WRITTEN TASK → The listing must be reproduced in full, exactly as it stands.

DATA →
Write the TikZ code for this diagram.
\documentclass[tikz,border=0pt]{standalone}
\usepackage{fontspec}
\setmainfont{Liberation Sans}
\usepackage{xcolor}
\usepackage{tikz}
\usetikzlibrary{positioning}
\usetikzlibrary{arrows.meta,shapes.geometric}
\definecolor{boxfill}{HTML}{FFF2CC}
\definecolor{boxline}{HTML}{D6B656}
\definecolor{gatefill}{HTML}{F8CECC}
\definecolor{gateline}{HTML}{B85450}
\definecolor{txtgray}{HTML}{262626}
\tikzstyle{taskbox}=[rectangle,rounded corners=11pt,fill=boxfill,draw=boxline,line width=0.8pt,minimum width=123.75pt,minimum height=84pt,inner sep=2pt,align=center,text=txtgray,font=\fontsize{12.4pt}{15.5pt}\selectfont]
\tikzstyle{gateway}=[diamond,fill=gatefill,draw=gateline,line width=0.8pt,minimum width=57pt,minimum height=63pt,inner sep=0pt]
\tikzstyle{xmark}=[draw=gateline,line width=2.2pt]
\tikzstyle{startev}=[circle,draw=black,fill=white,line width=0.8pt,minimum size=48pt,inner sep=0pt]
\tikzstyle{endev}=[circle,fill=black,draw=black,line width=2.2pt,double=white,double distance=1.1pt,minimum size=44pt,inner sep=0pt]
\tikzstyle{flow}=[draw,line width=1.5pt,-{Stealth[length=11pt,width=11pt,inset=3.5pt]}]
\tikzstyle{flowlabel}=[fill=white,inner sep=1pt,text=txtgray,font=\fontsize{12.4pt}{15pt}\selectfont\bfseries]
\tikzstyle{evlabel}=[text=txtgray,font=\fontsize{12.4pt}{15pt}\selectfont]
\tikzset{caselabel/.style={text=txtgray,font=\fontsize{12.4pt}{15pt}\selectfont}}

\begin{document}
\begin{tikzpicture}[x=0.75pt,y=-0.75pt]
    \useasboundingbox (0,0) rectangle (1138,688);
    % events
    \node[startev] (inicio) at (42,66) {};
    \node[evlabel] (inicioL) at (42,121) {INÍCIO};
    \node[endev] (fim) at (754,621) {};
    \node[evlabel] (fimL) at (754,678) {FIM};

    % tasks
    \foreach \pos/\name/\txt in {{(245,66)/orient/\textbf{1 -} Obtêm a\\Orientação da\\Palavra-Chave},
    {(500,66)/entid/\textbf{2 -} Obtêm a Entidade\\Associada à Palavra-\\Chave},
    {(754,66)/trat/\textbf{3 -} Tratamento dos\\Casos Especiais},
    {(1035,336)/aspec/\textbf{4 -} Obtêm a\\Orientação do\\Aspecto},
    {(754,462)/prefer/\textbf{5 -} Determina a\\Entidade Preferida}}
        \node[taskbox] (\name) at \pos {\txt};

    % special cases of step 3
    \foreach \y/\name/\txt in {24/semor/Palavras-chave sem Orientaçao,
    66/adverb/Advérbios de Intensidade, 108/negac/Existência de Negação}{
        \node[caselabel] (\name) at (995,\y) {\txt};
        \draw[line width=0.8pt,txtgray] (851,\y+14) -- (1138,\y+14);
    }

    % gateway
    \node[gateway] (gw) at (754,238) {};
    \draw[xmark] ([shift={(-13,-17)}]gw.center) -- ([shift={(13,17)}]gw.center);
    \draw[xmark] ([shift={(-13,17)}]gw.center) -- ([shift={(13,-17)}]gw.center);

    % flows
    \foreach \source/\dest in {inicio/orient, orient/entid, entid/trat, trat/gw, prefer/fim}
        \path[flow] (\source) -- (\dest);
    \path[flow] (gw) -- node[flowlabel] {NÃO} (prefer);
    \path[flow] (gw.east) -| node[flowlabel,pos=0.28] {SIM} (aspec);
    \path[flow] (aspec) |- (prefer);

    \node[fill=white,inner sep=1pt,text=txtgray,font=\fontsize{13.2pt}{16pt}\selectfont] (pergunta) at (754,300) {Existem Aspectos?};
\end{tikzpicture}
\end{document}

SOLUTION →
Write the TikZ code for this diagram.
\documentclass[tikz,border=0pt]{standalone}
\usepackage{fontspec}
\setmainfont{Liberation Sans}
\usepackage{xcolor}
\usepackage{tikz}
\usetikzlibrary{positioning}
\usetikzlibrary{arrows.meta,shapes.geometric}
\definecolor{boxfill}{HTML}{FFF2CC}
\definecolor{boxline}{HTML}{D6B656}
\definecolor{gatefill}{HTML}{F8CECC}
\definecolor{gateline}{HTML}{B85450}
\definecolor{txtgray}{HTML}{262626}
\tikzstyle{taskbox}=[rectangle,rounded corners=11pt,fill=boxfill,draw=boxline,line width=0.8pt,minimum width=123.75pt,minimum height=84pt,inner sep=2pt,align=center,text=txtgray,font=\fontsize{12.4pt}{15.5pt}\selectfont]
\tikzstyle{gateway}=[diamond,fill=gatefill,draw=gateline,line width=0.8pt,minimum width=57pt,minimum height=63pt,inner sep=0pt]
\tikzstyle{xmark}=[draw=gateline,line width=2.2pt]
\tikzstyle{startev}=[circle,draw=black,fill=white,line width=0.8pt,minimum size=48pt,inner sep=0pt]
\tikzstyle{endev}=[circle,fill=black,draw=black,line width=2.2pt,double=white,double distance=1.1pt,minimum size=44pt,inner sep=0pt]
\tikzstyle{flow}=[draw,line width=1.5pt,-{Stealth[length=11pt,width=11pt,inset=3.5pt]}]
\tikzstyle{flowlabel}=[fill=white,inner sep=1pt,text=txtgray,font=\fontsize{12.4pt}{15pt}\selectfont\bfseries]
\tikzstyle{evlabel}=[text=txtgray,font=\fontsize{12.4pt}{15pt}\selectfont]
\tikzset{caselabel/.style={text=txtgray,font=\fontsize{12.4pt}{15pt}\selectfont}}

\begin{document}
\begin{tikzpicture}[x=0.75pt,y=-0.75pt]
    \useasboundingbox (0,0) rectangle (1138,688);
    % events
    \node[startev] (inicio) at (42,66) {};
    \node[evlabel] (inicioL) at (42,121) {INÍCIO};
    \node[endev] (fim) at (754,621) {};
    \node[evlabel] (fimL) at (754,678) {FIM};

    % tasks
    \foreach \pos/\name/\txt in {{(245,66)/orient/\textbf{1 -} Obtêm a\\Orientação da\\Palavra-Chave},
    {(500,66)/entid/\textbf{2 -} Obtêm a Entidade\\Associada à Palavra-\\Chave},
    {(754,66)/trat/\textbf{3 -} Tratamento dos\\Casos Especiais},
    {(1035,336)/aspec/\textbf{4 -} Obtêm a\\Orientação do\\Aspecto},
    {(754,462)/prefer/\textbf{5 -} Determina a\\Entidade Preferida}}
        \node[taskbox] (\name) at \pos {\txt};

    % special cases of step 3
    \foreach \y/\name/\txt in {24/semor/Palavras-chave sem Orientaçao,
    66/adverb/Advérbios de Intensidade, 108/negac/Existência de Negação}{
        \node[caselabel] (\name) at (995,\y) {\txt};
        \draw[line width=0.8pt,txtgray] (851,\y+14) -- (1138,\y+14);
    }

    % gateway
    \node[gateway] (gw) at (754,238) {};
    \draw[xmark] ([shift={(-13,-17)}]gw.center) -- ([shift={(13,17)}]gw.center);
    \draw[xmark] ([shift={(-13,17)}]gw.center) -- ([shift={(13,-17)}]gw.center);

    % flows
    \foreach \source/\dest in {inicio/orient, orient/entid, entid/trat, trat/gw, prefer/fim}
        \path[flow] (\source) -- (\dest);
    \path[flow] (gw) -- node[flowlabel] {NÃO} (prefer);
    \path[flow] (gw.east) -| node[flowlabel,pos=0.28] {SIM} (aspec);
    \path[flow] (aspec) |- (prefer);

    \node[fill=white,inner sep=1pt,text=txtgray,font=\fontsize{13.2pt}{16pt}\selectfont] (pergunta) at (754,300) {Existem Aspectos?};
\end{tikzpicture}
\end{document}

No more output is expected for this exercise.